* begin *
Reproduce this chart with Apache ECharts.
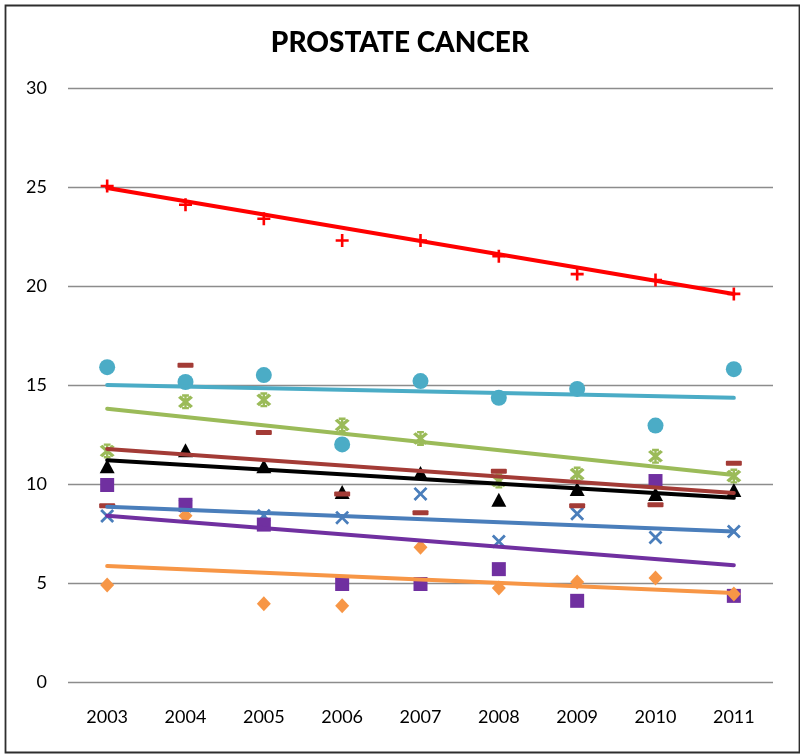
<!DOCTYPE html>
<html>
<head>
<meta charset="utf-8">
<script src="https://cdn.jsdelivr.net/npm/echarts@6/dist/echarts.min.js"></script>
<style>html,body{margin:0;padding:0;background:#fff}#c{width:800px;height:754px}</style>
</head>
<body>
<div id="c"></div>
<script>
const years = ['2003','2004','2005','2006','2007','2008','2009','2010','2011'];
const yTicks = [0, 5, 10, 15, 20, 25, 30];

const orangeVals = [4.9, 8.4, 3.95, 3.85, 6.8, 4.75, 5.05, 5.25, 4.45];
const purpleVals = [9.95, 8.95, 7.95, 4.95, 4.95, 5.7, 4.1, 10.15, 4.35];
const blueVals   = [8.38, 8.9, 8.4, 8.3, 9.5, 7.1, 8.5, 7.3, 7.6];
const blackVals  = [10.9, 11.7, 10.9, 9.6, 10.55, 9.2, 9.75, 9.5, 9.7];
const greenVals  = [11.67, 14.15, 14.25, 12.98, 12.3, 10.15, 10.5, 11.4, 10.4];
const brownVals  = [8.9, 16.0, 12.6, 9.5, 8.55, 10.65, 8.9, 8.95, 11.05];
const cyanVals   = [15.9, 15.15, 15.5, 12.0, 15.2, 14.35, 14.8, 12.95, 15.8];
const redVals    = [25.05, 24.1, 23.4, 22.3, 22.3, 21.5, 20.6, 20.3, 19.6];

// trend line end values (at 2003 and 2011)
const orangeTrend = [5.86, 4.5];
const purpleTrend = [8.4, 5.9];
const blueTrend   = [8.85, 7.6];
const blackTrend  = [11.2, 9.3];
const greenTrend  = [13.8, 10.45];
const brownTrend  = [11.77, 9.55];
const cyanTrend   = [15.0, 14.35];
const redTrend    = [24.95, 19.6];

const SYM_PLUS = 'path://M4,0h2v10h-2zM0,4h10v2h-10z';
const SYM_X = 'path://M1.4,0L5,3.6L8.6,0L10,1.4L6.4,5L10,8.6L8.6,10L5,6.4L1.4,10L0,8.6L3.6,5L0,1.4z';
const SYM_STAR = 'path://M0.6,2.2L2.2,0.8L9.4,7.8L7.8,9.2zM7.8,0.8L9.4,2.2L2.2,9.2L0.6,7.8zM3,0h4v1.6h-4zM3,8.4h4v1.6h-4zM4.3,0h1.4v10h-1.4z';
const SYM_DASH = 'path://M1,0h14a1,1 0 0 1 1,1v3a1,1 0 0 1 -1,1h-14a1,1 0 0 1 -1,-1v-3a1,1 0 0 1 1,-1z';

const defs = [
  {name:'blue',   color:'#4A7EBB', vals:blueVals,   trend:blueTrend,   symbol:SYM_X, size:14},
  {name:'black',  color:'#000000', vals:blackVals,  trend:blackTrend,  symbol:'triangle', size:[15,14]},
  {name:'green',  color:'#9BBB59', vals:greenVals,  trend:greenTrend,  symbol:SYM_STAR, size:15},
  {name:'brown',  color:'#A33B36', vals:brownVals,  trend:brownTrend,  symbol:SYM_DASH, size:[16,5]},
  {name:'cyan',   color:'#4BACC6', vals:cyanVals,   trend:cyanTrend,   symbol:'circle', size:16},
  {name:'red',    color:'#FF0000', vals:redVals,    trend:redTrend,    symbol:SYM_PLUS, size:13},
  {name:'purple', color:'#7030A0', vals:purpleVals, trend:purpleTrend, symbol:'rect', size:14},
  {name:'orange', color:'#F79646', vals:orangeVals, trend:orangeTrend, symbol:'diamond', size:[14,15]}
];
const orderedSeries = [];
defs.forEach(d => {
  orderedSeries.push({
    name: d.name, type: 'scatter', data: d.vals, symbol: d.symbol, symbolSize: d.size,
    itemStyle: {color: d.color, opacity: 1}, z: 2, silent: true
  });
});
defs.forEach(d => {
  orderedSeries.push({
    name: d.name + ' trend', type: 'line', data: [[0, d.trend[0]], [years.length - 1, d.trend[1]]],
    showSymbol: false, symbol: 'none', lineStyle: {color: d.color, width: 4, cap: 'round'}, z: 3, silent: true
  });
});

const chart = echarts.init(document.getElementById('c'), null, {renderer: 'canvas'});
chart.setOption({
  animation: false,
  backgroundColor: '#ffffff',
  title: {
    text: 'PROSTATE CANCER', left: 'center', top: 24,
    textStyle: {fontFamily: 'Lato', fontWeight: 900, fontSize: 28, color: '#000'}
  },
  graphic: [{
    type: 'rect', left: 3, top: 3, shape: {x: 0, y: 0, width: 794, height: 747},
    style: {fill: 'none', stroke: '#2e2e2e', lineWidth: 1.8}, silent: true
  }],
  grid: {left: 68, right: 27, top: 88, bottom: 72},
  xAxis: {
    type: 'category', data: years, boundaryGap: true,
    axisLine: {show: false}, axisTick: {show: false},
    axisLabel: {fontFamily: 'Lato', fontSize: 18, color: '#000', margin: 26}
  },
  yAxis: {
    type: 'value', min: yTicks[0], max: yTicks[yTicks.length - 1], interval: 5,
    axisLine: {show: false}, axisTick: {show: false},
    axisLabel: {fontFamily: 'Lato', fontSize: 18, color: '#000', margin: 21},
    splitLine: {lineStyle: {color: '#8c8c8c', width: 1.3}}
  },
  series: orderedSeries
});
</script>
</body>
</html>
* end *
### EXERCISE
Leave the pictures out and copy the rest of the data exactly.

### SOLUTION TO THIS EXERCISE
Reproduce this chart with Apache ECharts.
<!DOCTYPE html>
<html>
<head>
<meta charset="utf-8">
<script src="https://cdn.jsdelivr.net/npm/echarts@6/dist/echarts.min.js"></script>
<style>html,body{margin:0;padding:0;background:#fff}#c{width:800px;height:754px}</style>
</head>
<body>
<div id="c"></div>
<script>
const years = ['2003','2004','2005','2006','2007','2008','2009','2010','2011'];
const yTicks = [0, 5, 10, 15, 20, 25, 30];

const orangeVals = [4.9, 8.4, 3.95, 3.85, 6.8, 4.75, 5.05, 5.25, 4.45];
const purpleVals = [9.95, 8.95, 7.95, 4.95, 4.95, 5.7, 4.1, 10.15, 4.35];
const blueVals   = [8.38, 8.9, 8.4, 8.3, 9.5, 7.1, 8.5, 7.3, 7.6];
const blackVals  = [10.9, 11.7, 10.9, 9.6, 10.55, 9.2, 9.75, 9.5, 9.7];
const greenVals  = [11.67, 14.15, 14.25, 12.98, 12.3, 10.15, 10.5, 11.4, 10.4];
const brownVals  = [8.9, 16.0, 12.6, 9.5, 8.55, 10.65, 8.9, 8.95, 11.05];
const cyanVals   = [15.9, 15.15, 15.5, 12.0, 15.2, 14.35, 14.8, 12.95, 15.8];
const redVals    = [25.05, 24.1, 23.4, 22.3, 22.3, 21.5, 20.6, 20.3, 19.6];

// trend line end values (at 2003 and 2011)
const orangeTrend = [5.86, 4.5];
const purpleTrend = [8.4, 5.9];
const blueTrend   = [8.85, 7.6];
const blackTrend  = [11.2, 9.3];
const greenTrend  = [13.8, 10.45];
const brownTrend  = [11.77, 9.55];
const cyanTrend   = [15.0, 14.35];
const redTrend    = [24.95, 19.6];

const SYM_PLUS = 'path://M4,0h2v10h-2zM0,4h10v2h-10z';
const SYM_X = 'path://M1.4,0L5,3.6L8.6,0L10,1.4L6.4,5L10,8.6L8.6,10L5,6.4L1.4,10L0,8.6L3.6,5L0,1.4z';
const SYM_STAR = 'path://M0.6,2.2L2.2,0.8L9.4,7.8L7.8,9.2zM7.8,0.8L9.4,2.2L2.2,9.2L0.6,7.8zM3,0h4v1.6h-4zM3,8.4h4v1.6h-4zM4.3,0h1.4v10h-1.4z';
const SYM_DASH = 'path://M1,0h14a1,1 0 0 1 1,1v3a1,1 0 0 1 -1,1h-14a1,1 0 0 1 -1,-1v-3a1,1 0 0 1 1,-1z';

const defs = [
  {name:'blue',   color:'#4A7EBB', vals:blueVals,   trend:blueTrend,   symbol:SYM_X, size:14},
  {name:'black',  color:'#000000', vals:blackVals,  trend:blackTrend,  symbol:'triangle', size:[15,14]},
  {name:'green',  color:'#9BBB59', vals:greenVals,  trend:greenTrend,  symbol:SYM_STAR, size:15},
  {name:'brown',  color:'#A33B36', vals:brownVals,  trend:brownTrend,  symbol:SYM_DASH, size:[16,5]},
  {name:'cyan',   color:'#4BACC6', vals:cyanVals,   trend:cyanTrend,   symbol:'circle', size:16},
  {name:'red',    color:'#FF0000', vals:redVals,    trend:redTrend,    symbol:SYM_PLUS, size:13},
  {name:'purple', color:'#7030A0', vals:purpleVals, trend:purpleTrend, symbol:'rect', size:14},
  {name:'orange', color:'#F79646', vals:orangeVals, trend:orangeTrend, symbol:'diamond', size:[14,15]}
];
const orderedSeries = [];
defs.forEach(d => {
  orderedSeries.push({
    name: d.name, type: 'scatter', data: d.vals, symbol: d.symbol, symbolSize: d.size,
    itemStyle: {color: d.color, opacity: 1}, z: 2, silent: true
  });
});
defs.forEach(d => {
  orderedSeries.push({
    name: d.name + ' trend', type: 'line', data: [[0, d.trend[0]], [years.length - 1, d.trend[1]]],
    showSymbol: false, symbol: 'none', lineStyle: {color: d.color, width: 4, cap: 'round'}, z: 3, silent: true
  });
});

const chart = echarts.init(document.getElementById('c'), null, {renderer: 'canvas'});
chart.setOption({
  animation: false,
  backgroundColor: '#ffffff',
  title: {
    text: 'PROSTATE CANCER', left: 'center', top: 24,
    textStyle: {fontFamily: 'Lato', fontWeight: 900, fontSize: 28, color: '#000'}
  },
  graphic: [{
    type: 'rect', left: 3, top: 3, shape: {x: 0, y: 0, width: 794, height: 747},
    style: {fill: 'none', stroke: '#2e2e2e', lineWidth: 1.8}, silent: true
  }],
  grid: {left: 68, right: 27, top: 88, bottom: 72},
  xAxis: {
    type: 'category', data: years, boundaryGap: true,
    axisLine: {show: false}, axisTick: {show: false},
    axisLabel: {fontFamily: 'Lato', fontSize: 18, color: '#000', margin: 26}
  },
  yAxis: {
    type: 'value', min: yTicks[0], max: yTicks[yTicks.length - 1], interval: 5,
    axisLine: {show: false}, axisTick: {show: false},
    axisLabel: {fontFamily: 'Lato', fontSize: 18, color: '#000', margin: 21},
    splitLine: {lineStyle: {color: '#8c8c8c', width: 1.3}}
  },
  series: orderedSeries
});
</script>
</body>
</html>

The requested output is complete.